### Source excerpt

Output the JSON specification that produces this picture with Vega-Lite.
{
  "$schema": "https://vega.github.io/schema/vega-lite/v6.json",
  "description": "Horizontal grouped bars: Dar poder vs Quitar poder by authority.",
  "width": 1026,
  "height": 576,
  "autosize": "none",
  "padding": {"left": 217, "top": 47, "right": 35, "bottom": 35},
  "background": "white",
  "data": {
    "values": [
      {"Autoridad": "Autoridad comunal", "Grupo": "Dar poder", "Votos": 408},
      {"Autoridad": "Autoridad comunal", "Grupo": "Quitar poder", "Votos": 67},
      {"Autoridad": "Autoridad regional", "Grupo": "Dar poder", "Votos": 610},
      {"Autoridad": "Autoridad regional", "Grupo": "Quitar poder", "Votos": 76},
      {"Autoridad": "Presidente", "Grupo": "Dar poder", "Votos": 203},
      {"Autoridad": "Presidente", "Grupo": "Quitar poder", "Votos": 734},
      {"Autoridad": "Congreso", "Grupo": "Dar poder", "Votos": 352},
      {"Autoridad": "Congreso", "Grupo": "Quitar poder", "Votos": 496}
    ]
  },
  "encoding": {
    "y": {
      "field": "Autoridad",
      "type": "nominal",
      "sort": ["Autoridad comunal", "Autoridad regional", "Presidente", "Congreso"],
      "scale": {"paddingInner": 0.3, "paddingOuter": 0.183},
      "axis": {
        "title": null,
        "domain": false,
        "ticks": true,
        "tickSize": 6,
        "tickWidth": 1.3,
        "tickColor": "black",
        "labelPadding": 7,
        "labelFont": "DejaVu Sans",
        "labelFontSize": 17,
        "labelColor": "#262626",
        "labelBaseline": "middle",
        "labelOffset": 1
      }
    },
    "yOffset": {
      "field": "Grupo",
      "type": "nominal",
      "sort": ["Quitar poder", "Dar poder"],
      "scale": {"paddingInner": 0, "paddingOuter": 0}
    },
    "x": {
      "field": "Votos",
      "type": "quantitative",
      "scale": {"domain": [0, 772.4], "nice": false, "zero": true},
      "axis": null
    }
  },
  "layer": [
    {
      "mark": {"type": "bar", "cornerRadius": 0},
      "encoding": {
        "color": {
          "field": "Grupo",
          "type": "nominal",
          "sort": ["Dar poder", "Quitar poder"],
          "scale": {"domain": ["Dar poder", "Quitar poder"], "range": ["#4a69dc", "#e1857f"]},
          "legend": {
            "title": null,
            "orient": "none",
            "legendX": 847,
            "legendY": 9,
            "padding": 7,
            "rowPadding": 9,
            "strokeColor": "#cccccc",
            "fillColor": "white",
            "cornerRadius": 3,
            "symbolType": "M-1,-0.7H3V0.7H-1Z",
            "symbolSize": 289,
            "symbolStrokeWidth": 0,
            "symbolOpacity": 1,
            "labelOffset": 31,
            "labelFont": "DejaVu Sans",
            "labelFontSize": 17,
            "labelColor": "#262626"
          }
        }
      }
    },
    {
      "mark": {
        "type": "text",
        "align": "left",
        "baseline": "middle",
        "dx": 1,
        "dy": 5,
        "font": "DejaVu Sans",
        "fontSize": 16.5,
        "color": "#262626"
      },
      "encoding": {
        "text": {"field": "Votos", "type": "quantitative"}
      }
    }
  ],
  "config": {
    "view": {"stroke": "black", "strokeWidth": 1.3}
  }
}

######

--- What you need to do ---
Type out the whole listing above again, exactly as it stands.

--- Response ---
Output the JSON specification that produces this picture with Vega-Lite.
{
  "$schema": "https://vega.github.io/schema/vega-lite/v6.json",
  "description": "Horizontal grouped bars: Dar poder vs Quitar poder by authority.",
  "width": 1026,
  "height": 576,
  "autosize": "none",
  "padding": {"left": 217, "top": 47, "right": 35, "bottom": 35},
  "background": "white",
  "data": {
    "values": [
      {"Autoridad": "Autoridad comunal", "Grupo": "Dar poder", "Votos": 408},
      {"Autoridad": "Autoridad comunal", "Grupo": "Quitar poder", "Votos": 67},
      {"Autoridad": "Autoridad regional", "Grupo": "Dar poder", "Votos": 610},
      {"Autoridad": "Autoridad regional", "Grupo": "Quitar poder", "Votos": 76},
      {"Autoridad": "Presidente", "Grupo": "Dar poder", "Votos": 203},
      {"Autoridad": "Presidente", "Grupo": "Quitar poder", "Votos": 734},
      {"Autoridad": "Congreso", "Grupo": "Dar poder", "Votos": 352},
      {"Autoridad": "Congreso", "Grupo": "Quitar poder", "Votos": 496}
    ]
  },
  "encoding": {
    "y": {
      "field": "Autoridad",
      "type": "nominal",
      "sort": ["Autoridad comunal", "Autoridad regional", "Presidente", "Congreso"],
      "scale": {"paddingInner": 0.3, "paddingOuter": 0.183},
      "axis": {
        "title": null,
        "domain": false,
        "ticks": true,
        "tickSize": 6,
        "tickWidth": 1.3,
        "tickColor": "black",
        "labelPadding": 7,
        "labelFont": "DejaVu Sans",
        "labelFontSize": 17,
        "labelColor": "#262626",
        "labelBaseline": "middle",
        "labelOffset": 1
      }
    },
    "yOffset": {
      "field": "Grupo",
      "type": "nominal",
      "sort": ["Quitar poder", "Dar poder"],
      "scale": {"paddingInner": 0, "paddingOuter": 0}
    },
    "x": {
      "field": "Votos",
      "type": "quantitative",
      "scale": {"domain": [0, 772.4], "nice": false, "zero": true},
      "axis": null
    }
  },
  "layer": [
    {
      "mark": {"type": "bar", "cornerRadius": 0},
      "encoding": {
        "color": {
          "field": "Grupo",
          "type": "nominal",
          "sort": ["Dar poder", "Quitar poder"],
          "scale": {"domain": ["Dar poder", "Quitar poder"], "range": ["#4a69dc", "#e1857f"]},
          "legend": {
            "title": null,
            "orient": "none",
            "legendX": 847,
            "legendY": 9,
            "padding": 7,
            "rowPadding": 9,
            "strokeColor": "#cccccc",
            "fillColor": "white",
            "cornerRadius": 3,
            "symbolType": "M-1,-0.7H3V0.7H-1Z",
            "symbolSize": 289,
            "symbolStrokeWidth": 0,
            "symbolOpacity": 1,
            "labelOffset": 31,
            "labelFont": "DejaVu Sans",
            "labelFontSize": 17,
            "labelColor": "#262626"
          }
        }
      }
    },
    {
      "mark": {
        "type": "text",
        "align": "left",
        "baseline": "middle",
        "dx": 1,
        "dy": 5,
        "font": "DejaVu Sans",
        "fontSize": 16.5,
        "color": "#262626"
      },
      "encoding": {
        "text": {"field": "Votos", "type": "quantitative"}
      }
    }
  ],
  "config": {
    "view": {"stroke": "black", "strokeWidth": 1.3}
  }
}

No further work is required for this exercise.